The userbase of Linux operating systems is growing rapidly. More and more people are venturing away from Microsoft Windows and finding their way to open source operating systems. Just as more people are using them, more and more Linux distributions are available. According to DistroWatch, there are more than 400 Linux distributions available and active, with many versions for each, which in turn gives you thousands of options. With large PC manufacturers starting to offer Linux based operating systems as an option for a new computer, which operating system will come out on top and dominate this industry? Among the open source operating system crowd, there are 2 main contenders: Ubuntu and Fedora.

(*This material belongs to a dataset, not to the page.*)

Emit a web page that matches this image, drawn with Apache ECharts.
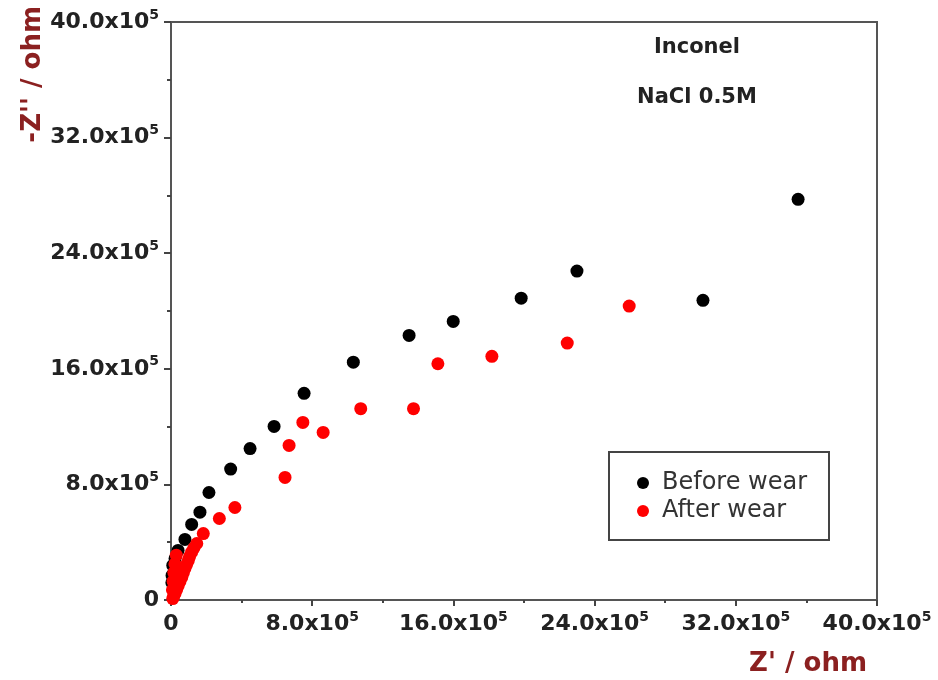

First things first, the installation of Ubuntu was very simple and straightforward. No tricky, unfamiliar feats you must overcome. For the first time Linux user, Ubuntu is by far the easiest to start learning and also includes the most basic options which keep things simple. As you learn the operating system and desire additional features and options, they can be added separately which is great for those who are just new to the Linux scene. Most Ubuntu users are probably a little more computer literate than the average user but with a single disc install, anyone could set this operating system up. The set up process detects your hardware very well and things run smoothly. One of the driving forces to a Linux operating system is the unstable and hacker friendly Microsoft Windows. The biggest downside of Ubuntu is that there is no firewall on the system. There are solutions to work around this but this is one feature that should’ve been included. Another disappointment was the limited multimedia resources. You will probably have to look outside Ubuntu to find what you need in the multimedia department.
This open source operating system has a strong history and has been a strong contender for awhile. Fedora has been the most consistent with stability issues which have plagued other open source operating systems. The recently added network tools are a great addition to this product and actually include eight tools into one easy to use interface. Your multimedia options are expanded somewhat but Fedora doesn’t provide any support for non open source programs that are really common among other users. The included Helix Player is fairly simple and provides a satisfactory replacement for the average multimedia user. Fedora also lacks some of the bells and whistles and human friendliness of other open source operating systems. The security options exceed those of Ubuntu, which is a strong point for Fedora.
Up to this point, Ubuntu appears to be taking the lead in the open source operating system world with a strong backing from Dell Computers. Both operating systems are fully functional and have surprisingly strong features. If you are new to Linux operating systems, Ubuntu is probably the way to go but Fedora users have no reason to jump ship quite yet.